La represión llevó a Juan Soto a pasar 25 años en psiquiátricos y en la cárcel alavesa de Nanclares de la Oca
LUIS LÓPEZ
Varios asistentes al homenaje en la cárcel observan fotos del campo de concentración. / FOTOS: J. ANDRADE
Juan Soto es el único superviviente conocido de los cientos de homosexuales que pasaron por la prisión alavesa de Nanclares de la Oca entre 1940 y 1947, el periodo en el que el centro funcionó como campo de concentración franquista. Ahora tiene 83 años, está plácidamente jubilado y disfruta del cautivador clima canario. Ayer no pudo acudir al homenaje que el Gobierno vasco brindó a los gays y lesbianas represaliados durante el franquismo porque «si voy allí cojo una pulmonía que no veas. Yo siempre he sido muy frágil, mi madre me decía que había nacido para señorito. Pero, aun así, hice cosas muy fuertes», avanza. Y comienza a contar en tono enérgico una historia de violencia, prostitución, suicidios, robos y violaciones. La historia de su vida.
'La Catalina', o 'Katy', como sería conocido durante su reclusión en Nanclares, nació en Haro en 1925. Su padre era un reconocido comunista así que «cuando tenía cinco años, durante la dictadura de Primo de Rivera, nos exiliamos en Francia». Allí su madre recibió el disgusto de su vida. «Los profesores le llamaron para decirle que tenía 'tendencias', pero que igual con el tiempo se me pasaba». Con la República la familia regresó a España y poco después les sorprendió la Guerra Civil. Tenía 11 años cuando le violó un soldado italiano. «La culpa fue mía, porque siempre estaba mariconeando. Era tan maricón... no disimulaba nada. Me llamaban 'la señorina'».
Tremendas palizas
Ese amaneramiento indisimulado también alimentaba las iras de su padre, «que me daba unas palizas tremendas. A veces mi madre le preguntaba: '¿Pero qué ha hecho el niño?' Y respondía: 'Él ya lo sabe'». Huyó de todo eso con catorce años y llegó hasta Zaragoza. Durante el viaje en tren conoció a 'El Jardines', un delincuente que «estaba liado con una prostituta. Al final, ella me trataba como a un hijo. Yo vivía con ella en el prostíbulo». Su casual amigo le enseñó el arte del «choriceo, que era la única manera de sobrevivir». Sufrió varias redadas en las que la autoridad buscaba homosexuales. «Te molían a palos», recuerda. Hasta el punto que acabó prefiriendo «que me pillaran por algo, por ladrón, y no sólo por gay».

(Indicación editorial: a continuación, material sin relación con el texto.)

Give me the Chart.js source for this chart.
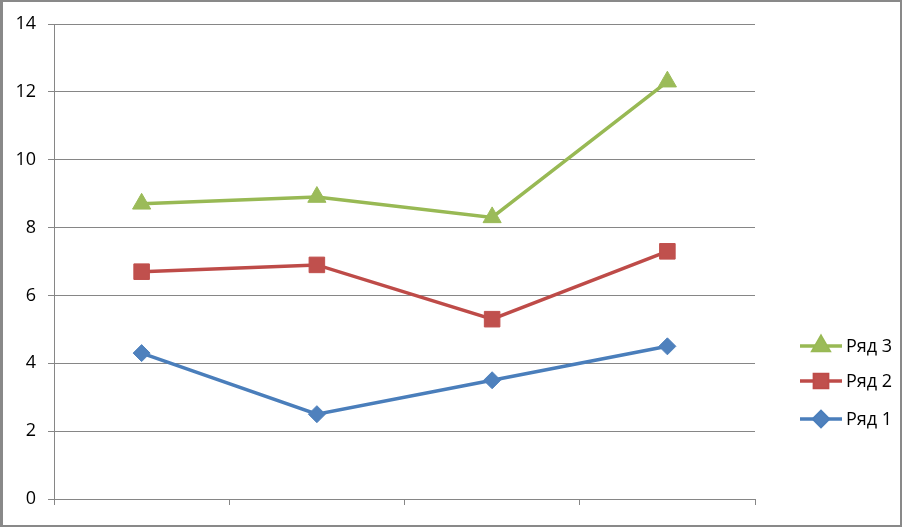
<!DOCTYPE html>
<html>
<head>
<meta charset="utf-8">
<script src="https://cdn.jsdelivr.net/npm/chart.js@4/dist/chart.umd.min.js"></script>
<style>
    html, body { margin: 0; padding: 0; background: #fff; }
    #wrap { position: relative; width: 902px; height: 527px; }
    #frame { position: absolute; left: 0; top: 0; width: 902px; height: 527px; box-sizing: border-box; border: 2px solid #898989; border-left-width: 3px; pointer-events: none; }
    #chart { position: absolute; left: 0; top: 0; }
</style>
</head>
<body>
<div id="wrap">
    <canvas id="chart" width="902" height="527"></canvas>
    <div id="frame"></div>
</div>
<script>
// ── DATA ────────────────────────────────────────────────
const categories = ['1', '2', '3', '4'];
const seriesNames = ['Ряд 1', 'Ряд 2', 'Ряд 3'];
const row1 = [4.3, 2.5, 3.5, 4.5];
const row2 = [6.7, 6.9, 5.3, 7.3];
const row3 = [8.7, 8.9, 8.3, 12.3];
const yTicks = [0, 2, 4, 6, 8, 10, 12, 14];

const FONT = '"Open Sans", "DejaVu Sans", sans-serif';
const GRID = '#868686';

const styles = [
    {line: '#4A7EBB', fill: '#4F81BD', pointStyle: 'rectRot', radius: 8.5},
    {line: '#BE4B48', fill: '#C0504D', pointStyle: 'rect', radius: 11},
    {line: '#98B954', fill: '#9BBB59', pointStyle: 'triangle', radius: 10.5}
];

const datasets = [row1, row2, row3].map((vals, i) => ({
    label: seriesNames[i],
    data: vals,
    borderColor: styles[i].line,
    backgroundColor: styles[i].fill,
    pointBackgroundColor: styles[i].fill,
    pointBorderColor: styles[i].fill,
    pointBorderWidth: 1,
    pointStyle: styles[i].pointStyle,
    pointRadius: styles[i].radius,
    pointHoverRadius: styles[i].radius,
    borderWidth: 3.5,
    tension: 0,
    fill: false
}));

// legend on the right: line sample with marker, reversed order
const sideLegend = {
    id: 'sideLegend',
    afterDraw(chart) {
        const ctx = chart.ctx;
        const rows = [2, 1, 0];
        const ys = [346, 381, 419];
        ctx.save();
        rows.forEach((di, k) => {
            const y = ys[k];
            const st = styles[di];
            ctx.strokeStyle = st.line;
            ctx.lineWidth = 3.5;
            ctx.beginPath();
            ctx.moveTo(800, y);
            ctx.lineTo(842, y);
            ctx.stroke();
            Chart.helpers.drawPoint(ctx, {
                pointStyle: st.pointStyle,
                radius: st.radius * 0.85,
                rotation: 0,
                borderWidth: 1
            }, 821, y);
            ctx.fillStyle = st.fill;
            ctx.strokeStyle = st.fill;
            ctx.fill();
            ctx.fillStyle = '#000';
            ctx.font = '18px ' + FONT;
            ctx.textBaseline = 'middle';
            ctx.textAlign = 'left';
            ctx.fillText(seriesNames[di], 846, y + 1);
        });
        ctx.restore();
    }
};

new Chart(document.getElementById('chart'), {
    type: 'line',
    data: {labels: categories, datasets: datasets},
    plugins: [sideLegend],
    options: {
        responsive: false,
        animation: false,
        layout: {padding: {top: 24, left: 0, right: 147, bottom: 0}},
        plugins: {
            legend: {display: false},
            tooltip: {enabled: false}
        },
        scales: {
            x: {
                offset: true,
                grid: {offset: true, drawOnChartArea: false, drawTicks: true, tickLength: 6, color: GRID},
                border: {display: true, color: GRID},
                ticks: {display: false},
                afterFit: s => { s.height = 28; }
            },
            y: {
                min: 0,
                max: 14,
                afterBuildTicks: s => { s.ticks = yTicks.map(v => ({value: v})); },
                grid: {color: GRID, tickLength: 6, lineWidth: 1},
                border: {display: true, color: GRID},
                ticks: {color: '#000', padding: 12, font: {size: 18, family: FONT}},
                afterFit: s => { s.width = 54; }
            }
        }
    }
});
</script>
</body>
</html>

La supervivencia le llevó a delinquir y a prostituirse en «saunas y meaderos». En sus pasos por prisión conoció a «fuleros con los que me compinchaba. Se hacían pasar por policías y les sacábamos el dinero a los homosexuales ricos».
Con sólo veinte años decidió cambiar de vida pero «el acoso policial» se lo impidió. «Ya tenía historial de chorizo y de homosexual, así que no me dejaban en paz». Y por su condición de gay, estando en Barcelona, lo enviaron al campo de concentración de Nanclares de la Oca.
Allí llegó aleccionado. «Cuando dijeron 'los invertidos que den un paso al frente', yo lo di». Era el modo de librarse de los trabajos forzados «donde la gente moría o se suicidaba. Nos encargábamos de la lavandería, trabajábamos en los comedores y éramos los asistentes de cualquiera que fuese más que cabo: ayudábamos a sus mujeres en casa». Recuerda la sarna, los piojos, los boniatos como único alimento, las torturas... Aunque también de cuando se disfrazaban de folclóricas y de las fugaces aventuras nocturnas.
Después siguió entrando y saliendo de prisiones y psiquiátricos porque a veces «uno tenía que fingir que estaba loco para que no le pegaran dos tiros». Hasta que, pasada la cuarentena, consiguió cambiar de vida. Le dejaron hacerlo en Las Palmas, donde trabajó como conserje en un hotel hasta jubilarse, a los 67 años. Según sus cálculos, pasó un cuarto de siglo encerrado y sólo una cosa le ayudó a soportarlo: «Menos mal que soy homosexual».